In 1932, Bohrod returned to his native Chicago from two years of study in New York and quickly launched his career with a well-received solo gallery exhibition of prints and watercolor paintings. Of these works the Tribune’s art critic, Eleanor Jewett, wrote admiringly, “Mr. Bohrod dashes through Chicago and New York and laughingly, whimsically shows us the park, the streets, the elevated, a hit-and-miss medley of scenes and places of which each is a gem in the beauty of its coloring.”i For the next few years Bohrod continued to paint the city around him in this light-hearted vein, creating Orleans Street, Chicago and other oil paintings of neighborhood places, often showing the L. In picturing everyday life around him, he was inspired by the teaching and example of John Sloan, his most important instructor at New York’s Art Students League; he was also following a current national trend in favor of accessible, relatable American themes.
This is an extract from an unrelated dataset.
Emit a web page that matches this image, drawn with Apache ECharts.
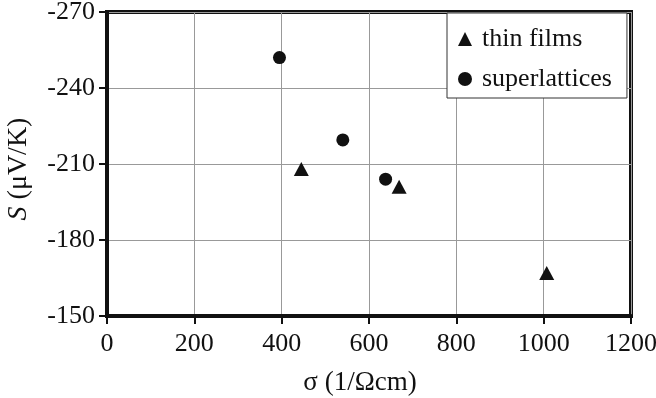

The naïve style, expressive brushwork, and buoyant colorism of this and other early paintings by Bohrod seem to defy the grave mood of a nation gripped by the Great Depression. Soon, however, the artist developed a harder, more detailed, and somber-toned approach to painting the decayed urban scene, one more in keeping with the times.
Wendy Greenhouse, PhD
i Eleanor Jewett, “Two Good Art Exhibits Vary in Treatment,” Chicago Tribune, Oct. 5, 1932.